What is the cost in FLOPs of computing this for a sequence of length $T$?
$$\operatorname{FLOPs} = \mathcal{O}((n^2 + mn + np) T)$$What is the cost in FLOPs of adding one new token to a sequence? How much memory do we need to store to enable this beyond input/output tensors
$$\operatorname{FLOPs} = \mathcal{O}((n^2 + mn + np) T)$$$$\operatorname{MEM} = \mathcal{O}(n)$$This memory use is better than a transformer, which would need memory proportional to the number of tokens $T$.
But this still has the RNN problem of having a compute graph depth that grows with the sequence length!
Can we do this faster? Let's look at the scalar case...¶
\begin{align*} x_t &= a x_{t-1} + b u_t \\ y_t &= c x_t. \end{align*}Here, $y_t = c \sum_{k=1}^t a^{t-k} b u_k$; if we let $y$ and $u$ be vectors, this looks like
$$y = bc \begin{bmatrix} 1 & 0 & 0 & 0 & \ldots \\ a & 1 & 0 & 0 & \ldots \\ a^2 & a & 1 & 0 & \ldots \\ a^3 & a^2 & a & 1 & \ldots \\ \vdots & \vdots & \vdots & \vdots & \ddots \\ \end{bmatrix} u.$$That is, this is just a multiplication by a Toeplitz matrix, where each left-to-right descending diagonal is constant.

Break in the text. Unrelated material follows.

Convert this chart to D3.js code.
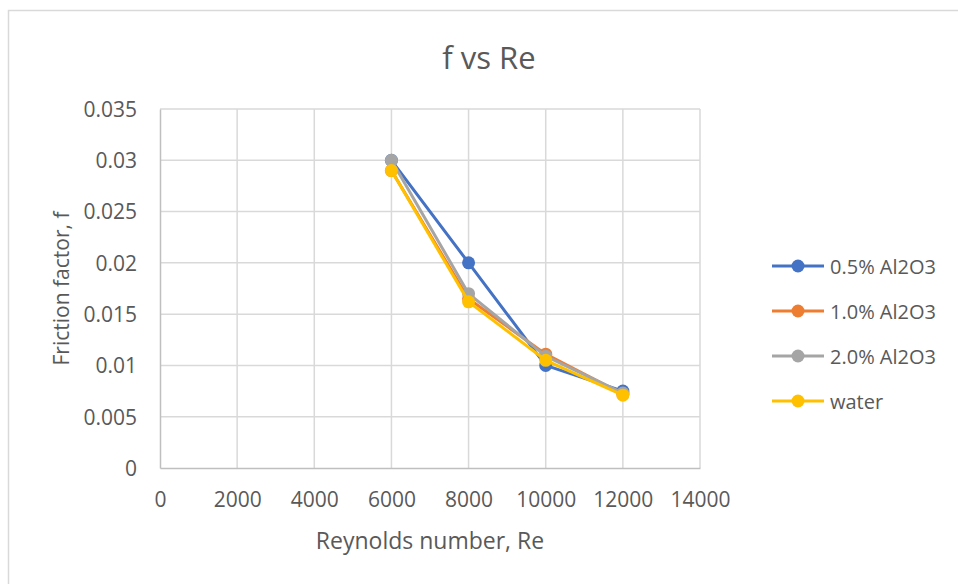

We can also interpret this as a convolution (what a CNN does).
We can multiply by a $T \times T$ Toeplitz matrix in log-linear time $\mathcal{O}(T \log T)$ via a Fourier transform.
State Space Models used as layers in a neural network¶
We can use SSM where we'd use a transformer attention block.
- But need to be careful because this simple SSM layer is linear
Compute cost during forward pass of inference is linear in the sequence length, not quadratic.
Compute cost during training is log-linear in the sequence length (because we treat it as a convolution and compute it via FFT)
Memory needed to store state is only constant (the analog of the KV cache does not grow with the sequence length)
But there's no free lunch! Tradeoffs with accuracy; varies by task.